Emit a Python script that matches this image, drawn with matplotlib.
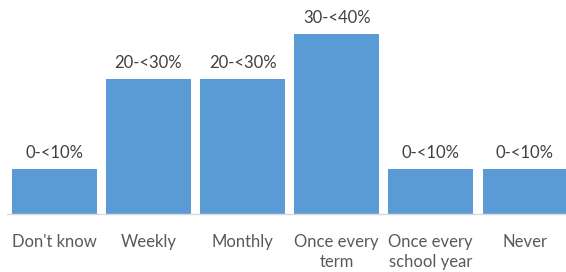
import matplotlib
matplotlib.use("Agg")
import matplotlib.pyplot as plt

categories = ["Don't know", "Weekly", "Monthly", "Once every\nterm",
              "Once every\nschool year", "Never"]
values = [10, 30, 30, 40, 10, 10]
labels = ["0-<10%", "20-<30%", "20-<30%", "30-<40%", "0-<10%", "0-<10%"]

plt.rcParams['font.family'] = ['Lato', 'DejaVu Sans']

fig = plt.figure(figsize=(5.66, 2.72), dpi=100)
ax = fig.add_axes([7.3 / 566, 0.215, 564.6 / 566, 0.725])

x = range(len(categories))
bars = ax.bar(x, values, width=0.9, color="#5B9BD5")
for b, lab in zip(bars, labels):
    ax.text(b.get_x() + b.get_width() / 2, b.get_height() + 1.8, lab,
            ha="center", va="bottom", fontsize=12, color="#404040", clip_on=False)

ax.set_xlim(-0.5, 5.5)
ax.set_ylim(0, 44)
ax.set_xticks(list(x))
ax.set_xticklabels(categories, fontsize=12, color="#595959", linespacing=1.25)
ax.tick_params(axis="x", length=0, pad=15)
ax.set_yticks([])
for s in ["top", "right", "left"]:
    ax.spines[s].set_visible(False)
ax.spines["bottom"].set_color("#D9D9D9")
ax.spines["bottom"].set_linewidth(1.0)

fig.savefig("out.png", dpi=100)
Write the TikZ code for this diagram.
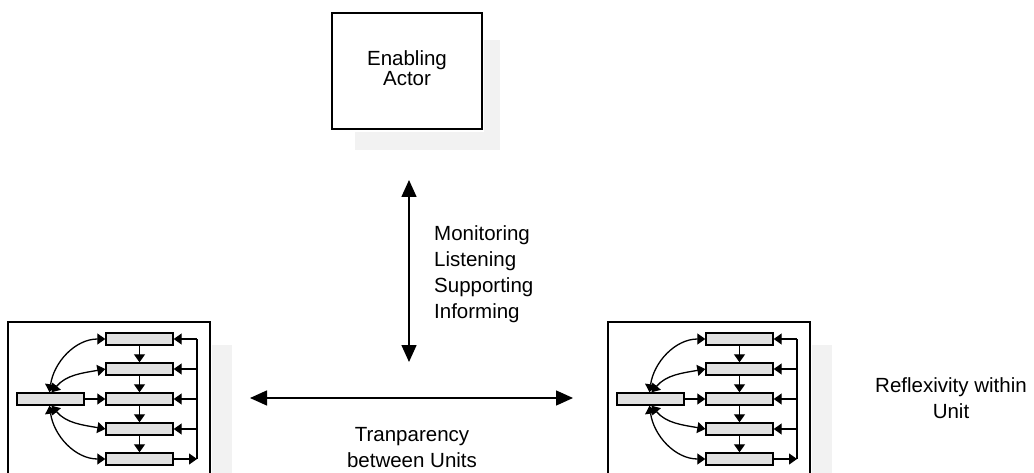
\documentclass[tikz,border=0pt]{standalone}
\usepackage{fontspec}
\setmainfont{Liberation Sans}
\usetikzlibrary{arrows.meta}

\begin{document}
\begin{tikzpicture}[x=1pt,y=-1pt,
  lbl/.style={font=\fontsize{20.5}{26}\selectfont, inner sep=0pt},
  boxlbl/.style={font=\fontsize{20.5}{20}\selectfont, inner sep=0pt, align=center},
  bigtip/.tip={Triangle[length=17pt,width=15pt]},
  smalltip/.tip={Triangle[length=8pt,width=11pt]},
  bigarrow/.style={line width=1.5pt, bigtip-bigtip},
  actorbox/.style={draw, line width=1.9pt, minimum width=150pt, minimum height=116pt, inner sep=0pt},
  unitframe/.style={draw, line width=1.5pt, minimum width=202pt, minimum height=160pt, inner sep=0pt},
  cell/.style={draw, line width=1.4pt, fill=black!12, minimum width=67pt, minimum height=12pt, inner sep=0pt},
  flow/.style={line width=1.3pt, -smalltip},
  twoway/.style={line width=1.3pt, smalltip-smalltip},
  plain/.style={line width=1.3pt},
  haze/.style={fill=black!5}
]
\clip (0,0) rectangle (1034,473);

% enabling actor with its faint shadow
\fill[haze] (484,40) rectangle (500,150);
\fill[haze] (355,132) rectangle (500,150);
\node[actorbox, fill=white] (actor) at (407,71) {};
\node[boxlbl] (actorlbl) at (407,68) {Enabling\\Actor};

% two identical units
\foreach \ox/\p in {0/L,600/R}{
\begin{scope}[shift={(\ox,0)}, name prefix=\p-]
  \fill[haze] (212,345) rectangle (232,480);
  \node[unitframe] (frame) at (109,402) {};
  \node[cell] (src) at (50.5,399) {};
  \foreach \i/\yy in {1/339,2/369,3/399,4/429,5/459}{
    \node[cell] (s\i) at (139.5,\yy) {};
    \coordinate (fb\i) at (197,\yy);
  }
  \foreach \i/\j in {1/2,2/3,3/4,4/5}
    \draw[flow] (s\i) -- (s\j);
  \draw[flow] (src) -- (s3);
  \draw[flow] (s5) -- (fb5);
  \draw[plain] (fb5) -- (fb1);
  \foreach \i in {1,2,3,4}
    \draw[flow] (fb\i) -- (s\i);
  \draw[twoway] ([xshift=-1pt]src.north) to[out=82,in=180] (s1.west);
  \draw[twoway] ([xshift=1pt]src.north) to[out=50,in=190] (s2.west);
  \draw[twoway] ([xshift=1pt]src.south) to[out=-50,in=170] (s4.west);
  \draw[twoway] ([xshift=-1pt]src.south) to[out=-82,in=180] (s5.west);
\end{scope}}

% relations
\coordinate (mtop) at (409,180);
\coordinate (mbot) at (409,362);
\draw[bigarrow] (mtop) -- (mbot);
\coordinate (tleft) at (250,398);
\coordinate (tright) at (573,398);
\draw[bigarrow] (tleft) -- (tright);

\node[lbl, anchor=north west, align=left] (roles) at (434,225) {Monitoring\\Listening\\Supporting\\Informing};
\node[lbl, align=center] (transp) at (412,447.5) {Tranparency\\between Units};
\node[lbl, align=center] (reflex) at (951,398) {Reflexivity within\\Unit};
\end{tikzpicture}
\end{document}
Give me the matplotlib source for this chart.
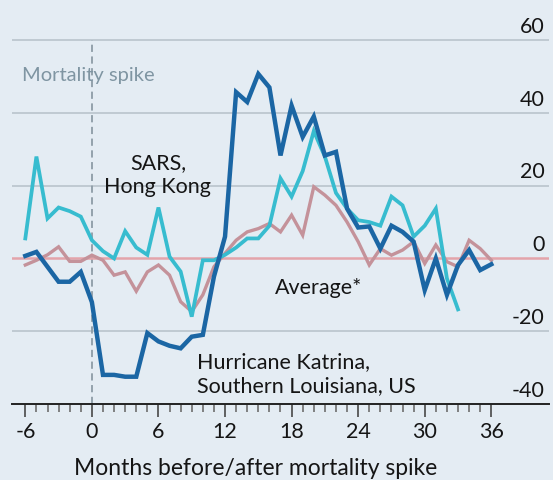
import numpy as np
import matplotlib
matplotlib.use('Agg')
import matplotlib.pyplot as plt
import matplotlib.transforms as mtransforms

plt.rcParams['font.family'] = ['Lato', 'DejaVu Sans']

# months before/after the mortality spike
months_katrina = list(range(-6, 37))
katrina = [0.7, 1.8, -2.3, -6.4, -6.4, -3.7, -12, -32, -32, -32.5, -32.5, -20.5,
           -22.8, -24, -24.7, -21.5, -21, -5, 6, 45.7, 43, 50.7, 47, 28.3, 42,
           33.4, 39, 28.3, 29.3, 13.7, 8.5, 8.8, 2.7, 9, 7.3, 4.6, -8.7, 0, -10,
           -1.8, 2.3, -3.2, -1.6]

months_sars = list(range(-6, 34))
sars = [5.5, 28, 11, 14, 13, 11.5, 5, 2, 0, 7.5, 3, 1, 14, 0.5, -3.6, -16,
        -0.5, -0.5, 1, 3, 5.5, 5.5, 9, 22, 17, 24, 35, 28, 18, 13.7, 10.5, 10,
        9, 17, 14.6, 6, 9, 13.7, -5.5, -14]

months_avg = list(range(-6, 37))
average = [-1.8, -0.5, 1, 3.2, -0.8, -0.8, 0.9, -0.5, -4.6, -3.7, -9, -3.7,
           -1.8, -4.6, -11.9, -14.6, -10, -2.3, 1.4, 5, 7.3, 8.2, 9.6, 7.3, 11.9,
           6.4, 19.7, 17.4, 14.6, 10, 4.6, -1.8, 2.7, 0.9, 2.3, 4.6, -1.4, 3.7,
           -0.9, -2.3, 5, 2.7, -0.5]

y_ticks = [60, 40, 20, 0, -20, -40]
x_ticks = [-6, 0, 6, 12, 18, 24, 30, 36]

bg = '#e4ecf3'
dark_blue = '#1b66a4'
cyan = '#37bccf'
pink = '#c4929a'
zero_red = '#e3a4aa'
grid_col = '#b9c4cc'
ink = '#151515'

fig = plt.figure(figsize=(5.53, 4.81), dpi=100)
fig.patch.set_facecolor(bg)
ax = fig.add_axes([12 / 553, 76 / 481, 537 / 553, 405 / 481])
ax.set_facecolor(bg)
ax.set_xlim(-7.2, 41.2)
ax.set_ylim(-40, 71.3)

for s in ['top', 'right', 'left']:
    ax.spines[s].set_visible(False)
ax.spines['bottom'].set_color('#222222')
ax.spines['bottom'].set_linewidth(1.4)

# gridlines and labels on the right, sitting above the lines
lbl_tr = mtransforms.blended_transform_factory(ax.transAxes, ax.transData)
for v in y_ticks:
    if v not in (0, -40):
        ax.axhline(v, color=grid_col, lw=1.2, zorder=1)
    ax.text(0.992, v + 1.2, str(v), transform=lbl_tr, ha='right', va='bottom',
            fontsize=15.5, color=ink)
ax.axhline(0, color=zero_red, lw=1.8, zorder=2)

ax.plot([0, 0], [-40, 60], color='#8d9ca6', lw=1.3, ls=(0, (4, 2.5)), zorder=1)

ax.plot(months_avg, average, color=pink, lw=2.4, zorder=3, solid_joinstyle='miter')
ax.plot(months_sars, sars, color=cyan, lw=2.7, zorder=4, solid_joinstyle='miter')
ax.plot(months_katrina, katrina, color=dark_blue, lw=3.2, zorder=5, solid_joinstyle='miter')

ax.set_xticks(x_ticks)
ax.set_xticklabels([str(x) for x in x_ticks], fontsize=15.5, color=ink)
ax.set_xticks(np.arange(-6, 37), minor=True)
ax.tick_params(axis='x', which='major', direction='out', length=9, width=1.3,
               color='#555555', pad=3)
ax.tick_params(axis='x', which='minor', direction='out', length=6, width=1.3,
               color='#777777')
ax.set_yticks([])
fig.text(256 / 553, 1 - 469 / 481, 'Months before/after mortality spike',
         fontsize=16.5, color=ink, ha='center', va='center')

ax.text(-6.3, 50.5, 'Mortality spike', fontsize=14.5, color='#7f95a2',
        ha='left', va='center')
ax.text(5.95, 23.2, 'SARS,\nHong Kong', fontsize=15.5, color=ink,
        ha='center', va='center', linespacing=1.3)
ax.text(20.4, -7.8, 'Average*', fontsize=15.5, color=ink,
        ha='center', va='center')
ax.text(9.5, -31.5, 'Hurricane Katrina,\nSouthern Louisiana, US', fontsize=15.5,
        color=ink, ha='left', va='center', linespacing=1.3)

fig.savefig('out.png', dpi=100, facecolor=bg)
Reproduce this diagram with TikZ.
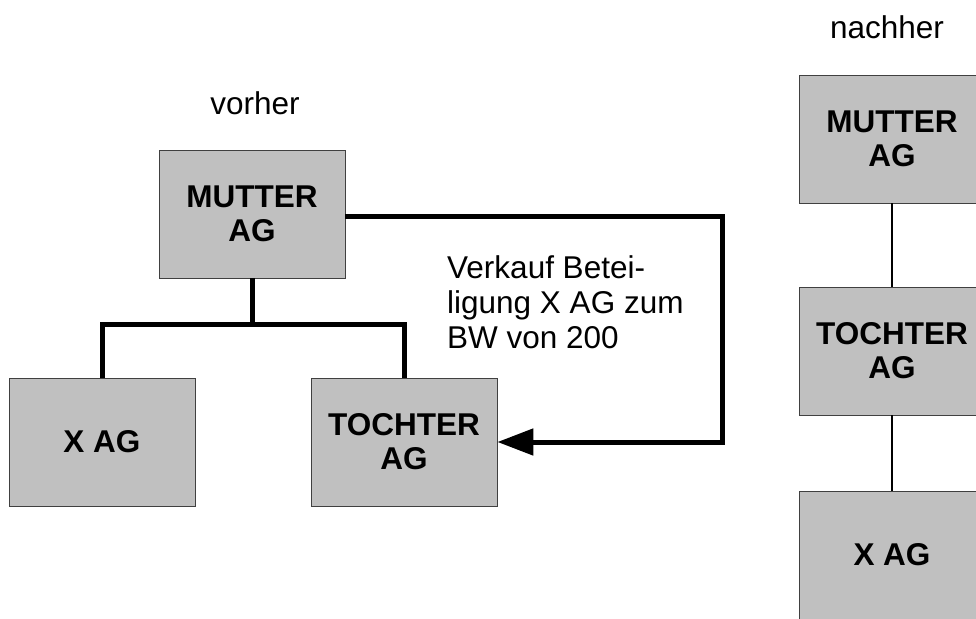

----

From the records above, copy only the lines running from the line containing "Give me the matplotlib source for this chart." to the line containing "-1.8, 2.3, -3.2, -1.6]", both ends included. Leave the pictures out.

**Output of the task:**
Give me the matplotlib source for this chart.
import numpy as np
import matplotlib
matplotlib.use('Agg')
import matplotlib.pyplot as plt
import matplotlib.transforms as mtransforms

plt.rcParams['font.family'] = ['Lato', 'DejaVu Sans']

# months before/after the mortality spike
months_katrina = list(range(-6, 37))
katrina = [0.7, 1.8, -2.3, -6.4, -6.4, -3.7, -12, -32, -32, -32.5, -32.5, -20.5,
           -22.8, -24, -24.7, -21.5, -21, -5, 6, 45.7, 43, 50.7, 47, 28.3, 42,
           33.4, 39, 28.3, 29.3, 13.7, 8.5, 8.8, 2.7, 9, 7.3, 4.6, -8.7, 0, -10,
           -1.8, 2.3, -3.2, -1.6]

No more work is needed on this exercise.